[Stored items from a collection]
--- start ---

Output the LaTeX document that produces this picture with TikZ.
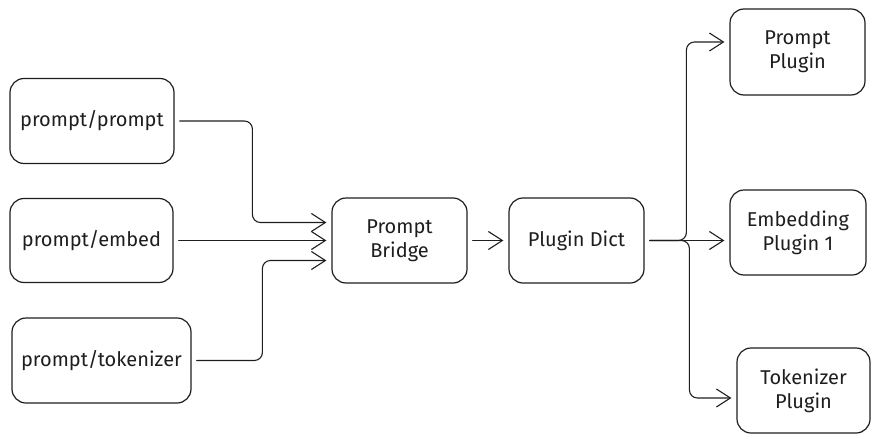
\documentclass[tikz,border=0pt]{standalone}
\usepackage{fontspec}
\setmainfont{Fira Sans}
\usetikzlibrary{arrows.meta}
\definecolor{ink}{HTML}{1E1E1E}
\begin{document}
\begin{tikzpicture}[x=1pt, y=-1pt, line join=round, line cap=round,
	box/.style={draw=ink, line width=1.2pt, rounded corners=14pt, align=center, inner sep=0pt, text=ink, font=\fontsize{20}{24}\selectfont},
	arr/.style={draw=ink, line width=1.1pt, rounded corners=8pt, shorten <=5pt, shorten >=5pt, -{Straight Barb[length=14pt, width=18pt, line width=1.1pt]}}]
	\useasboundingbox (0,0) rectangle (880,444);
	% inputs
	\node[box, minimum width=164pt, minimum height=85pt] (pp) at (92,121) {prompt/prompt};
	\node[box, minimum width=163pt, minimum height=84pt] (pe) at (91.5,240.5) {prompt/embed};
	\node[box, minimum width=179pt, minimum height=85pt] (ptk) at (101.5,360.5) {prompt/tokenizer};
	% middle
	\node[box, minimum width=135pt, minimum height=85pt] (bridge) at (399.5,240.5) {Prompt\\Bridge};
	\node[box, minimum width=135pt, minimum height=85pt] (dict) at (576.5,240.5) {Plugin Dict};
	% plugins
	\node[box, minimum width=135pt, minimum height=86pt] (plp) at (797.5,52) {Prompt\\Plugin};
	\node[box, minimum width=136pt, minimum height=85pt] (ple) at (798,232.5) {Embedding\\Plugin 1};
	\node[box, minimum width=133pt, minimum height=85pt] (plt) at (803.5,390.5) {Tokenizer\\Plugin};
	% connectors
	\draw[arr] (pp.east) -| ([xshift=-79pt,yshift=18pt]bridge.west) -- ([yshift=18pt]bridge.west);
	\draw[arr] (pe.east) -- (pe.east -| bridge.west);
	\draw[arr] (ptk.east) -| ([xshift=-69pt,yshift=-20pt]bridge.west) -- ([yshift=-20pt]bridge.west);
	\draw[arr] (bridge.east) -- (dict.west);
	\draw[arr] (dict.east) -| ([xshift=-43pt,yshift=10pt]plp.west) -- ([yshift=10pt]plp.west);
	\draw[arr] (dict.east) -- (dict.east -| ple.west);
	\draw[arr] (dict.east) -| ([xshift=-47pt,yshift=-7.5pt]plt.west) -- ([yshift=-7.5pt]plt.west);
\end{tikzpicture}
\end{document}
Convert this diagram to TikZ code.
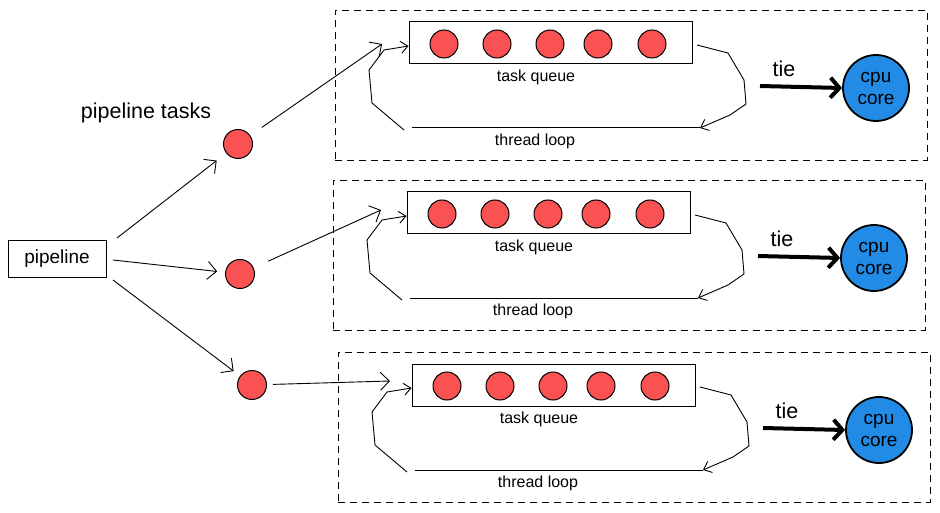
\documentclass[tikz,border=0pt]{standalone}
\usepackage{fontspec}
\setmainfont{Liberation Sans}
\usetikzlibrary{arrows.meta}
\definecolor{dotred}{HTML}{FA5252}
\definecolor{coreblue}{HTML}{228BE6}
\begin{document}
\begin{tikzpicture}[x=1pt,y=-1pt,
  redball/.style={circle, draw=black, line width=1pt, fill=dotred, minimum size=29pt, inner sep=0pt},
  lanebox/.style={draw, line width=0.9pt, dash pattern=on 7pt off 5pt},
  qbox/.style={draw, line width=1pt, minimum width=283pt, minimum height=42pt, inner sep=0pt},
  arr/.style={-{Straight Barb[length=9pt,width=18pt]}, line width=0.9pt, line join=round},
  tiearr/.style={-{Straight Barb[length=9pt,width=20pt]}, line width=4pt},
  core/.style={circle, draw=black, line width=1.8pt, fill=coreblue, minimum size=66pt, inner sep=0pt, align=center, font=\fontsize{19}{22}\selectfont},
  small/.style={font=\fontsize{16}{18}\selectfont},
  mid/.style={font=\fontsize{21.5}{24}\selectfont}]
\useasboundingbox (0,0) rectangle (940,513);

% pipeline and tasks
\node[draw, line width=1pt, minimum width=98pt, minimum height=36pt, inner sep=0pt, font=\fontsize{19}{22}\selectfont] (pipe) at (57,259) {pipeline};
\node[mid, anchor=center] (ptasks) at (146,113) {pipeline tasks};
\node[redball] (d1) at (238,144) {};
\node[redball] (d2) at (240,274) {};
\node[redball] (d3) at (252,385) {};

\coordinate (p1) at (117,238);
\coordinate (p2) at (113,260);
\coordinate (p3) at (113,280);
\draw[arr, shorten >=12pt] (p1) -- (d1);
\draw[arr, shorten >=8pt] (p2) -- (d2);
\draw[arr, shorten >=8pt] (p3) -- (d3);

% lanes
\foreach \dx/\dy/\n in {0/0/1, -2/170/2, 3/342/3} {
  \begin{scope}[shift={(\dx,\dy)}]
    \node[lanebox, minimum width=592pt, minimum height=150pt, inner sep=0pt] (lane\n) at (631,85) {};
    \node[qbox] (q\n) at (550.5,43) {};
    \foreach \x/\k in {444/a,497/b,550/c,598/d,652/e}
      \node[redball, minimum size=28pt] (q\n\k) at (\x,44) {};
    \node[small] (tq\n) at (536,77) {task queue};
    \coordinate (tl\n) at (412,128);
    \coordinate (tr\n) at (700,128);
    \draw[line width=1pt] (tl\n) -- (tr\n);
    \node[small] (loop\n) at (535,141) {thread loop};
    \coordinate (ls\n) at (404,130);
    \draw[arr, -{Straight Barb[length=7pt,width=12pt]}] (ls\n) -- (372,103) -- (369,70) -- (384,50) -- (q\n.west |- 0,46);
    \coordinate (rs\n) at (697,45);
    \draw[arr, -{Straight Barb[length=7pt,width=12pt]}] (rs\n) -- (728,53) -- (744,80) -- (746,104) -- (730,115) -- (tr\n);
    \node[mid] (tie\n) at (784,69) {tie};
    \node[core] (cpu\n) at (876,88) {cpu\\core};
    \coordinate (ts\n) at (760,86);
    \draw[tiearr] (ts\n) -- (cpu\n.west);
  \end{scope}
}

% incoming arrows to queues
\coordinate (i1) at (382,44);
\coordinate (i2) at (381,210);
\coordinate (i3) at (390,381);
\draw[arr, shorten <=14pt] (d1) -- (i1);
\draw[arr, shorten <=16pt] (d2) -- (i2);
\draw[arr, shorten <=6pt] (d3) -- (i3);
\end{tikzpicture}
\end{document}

--- end ---

_REQUIREMENTS_
Leave the pictures out and copy exactly the lines from the one with "Convert this diagram to TikZ code." through the one with "(d3) at (252,385)", nothing more.

_FULL OUTPUT_
Convert this diagram to TikZ code.
\documentclass[tikz,border=0pt]{standalone}
\usepackage{fontspec}
\setmainfont{Liberation Sans}
\usetikzlibrary{arrows.meta}
\definecolor{dotred}{HTML}{FA5252}
\definecolor{coreblue}{HTML}{228BE6}
\begin{document}
\begin{tikzpicture}[x=1pt,y=-1pt,
  redball/.style={circle, draw=black, line width=1pt, fill=dotred, minimum size=29pt, inner sep=0pt},
  lanebox/.style={draw, line width=0.9pt, dash pattern=on 7pt off 5pt},
  qbox/.style={draw, line width=1pt, minimum width=283pt, minimum height=42pt, inner sep=0pt},
  arr/.style={-{Straight Barb[length=9pt,width=18pt]}, line width=0.9pt, line join=round},
  tiearr/.style={-{Straight Barb[length=9pt,width=20pt]}, line width=4pt},
  core/.style={circle, draw=black, line width=1.8pt, fill=coreblue, minimum size=66pt, inner sep=0pt, align=center, font=\fontsize{19}{22}\selectfont},
  small/.style={font=\fontsize{16}{18}\selectfont},
  mid/.style={font=\fontsize{21.5}{24}\selectfont}]
\useasboundingbox (0,0) rectangle (940,513);

% pipeline and tasks
\node[draw, line width=1pt, minimum width=98pt, minimum height=36pt, inner sep=0pt, font=\fontsize{19}{22}\selectfont] (pipe) at (57,259) {pipeline};
\node[mid, anchor=center] (ptasks) at (146,113) {pipeline tasks};
\node[redball] (d1) at (238,144) {};
\node[redball] (d2) at (240,274) {};
\node[redball] (d3) at (252,385) {};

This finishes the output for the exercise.